Argentina’s economy vice-minister resigns

Joaquín Cottani is close to former Economy Minister Domingo Cavallo, a vocal critic of the government

Former Economy Policy Secretary Joaquín Cottani

Joaquín Cottani resigned on Friday as economic policy secretary, a position that in Argentina is usually considered the economy vice-minister.

Cottani’s resignation is not the first one in a cabinet that has seen more than forty high-profile losses. His departure comes at a time when Federico Sturzenegger, the main architect of the recently approved Ley Bases and famously at odds with Economy Minister Luis Caputo, prepares his formal arrival to the administration.

A spokesperson for the ministry said that Cottani quit due to “family reasons.” “His family lives in New York City, and it was very difficult for him to constantly go and come back,” the source said.

José Luis Daza, an economist who worked with Caputo at JP Morgan and Deutsche Bank, will replace Cottani at the end of the month. “He also lives abroad; that’s why he is arranging personal issues to come to the country,” the spokesperson said.

Cottani had worked in Carlos Menem’s presidential administration during the ‘90s, under then-Economy Minister Domingo Cavallo, with whom he remains close.

Cavallo, the architect of the convertibility regime that pegged the peso to the U.S. dollar, is a vocal critic of Milei’s administration, something media reports have linked Cottani’s resignation to.

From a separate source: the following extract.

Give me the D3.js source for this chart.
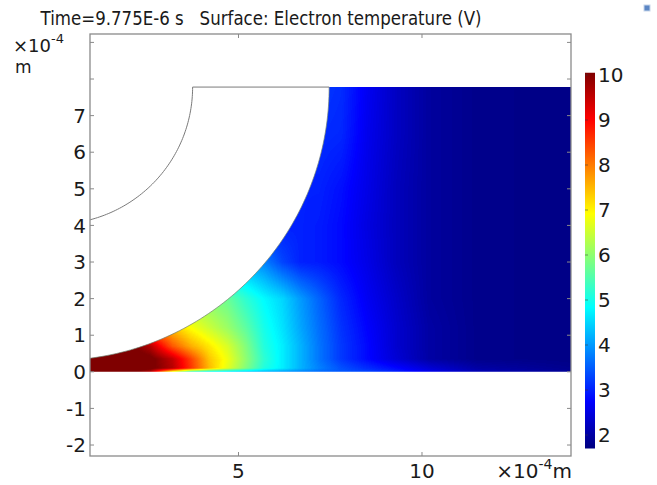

Cavallo has been particularly critical of the president’s refusal to lift the foreign exchange restrictions collectively known as the “cepo,” Spanish for clamp.

“Until the exchange market is liberalized and reunified, I do not see an important reactivation of the economy,” Cavallo said.

In the seventh review of the Argentina’s program with the International Monetary Fund published in February, the Economy Ministry promised to lift the cepo this year, with a roadmap that it would develop in June. 

However, the Economy Ministry and the Central Bank said in a joint statement last week that the govenrment would eliminate the currency controls only if doing so would not risk its progress fighting inflation and accumulating reserves, stressing  that they would not “include commitments for specific dates or measures.”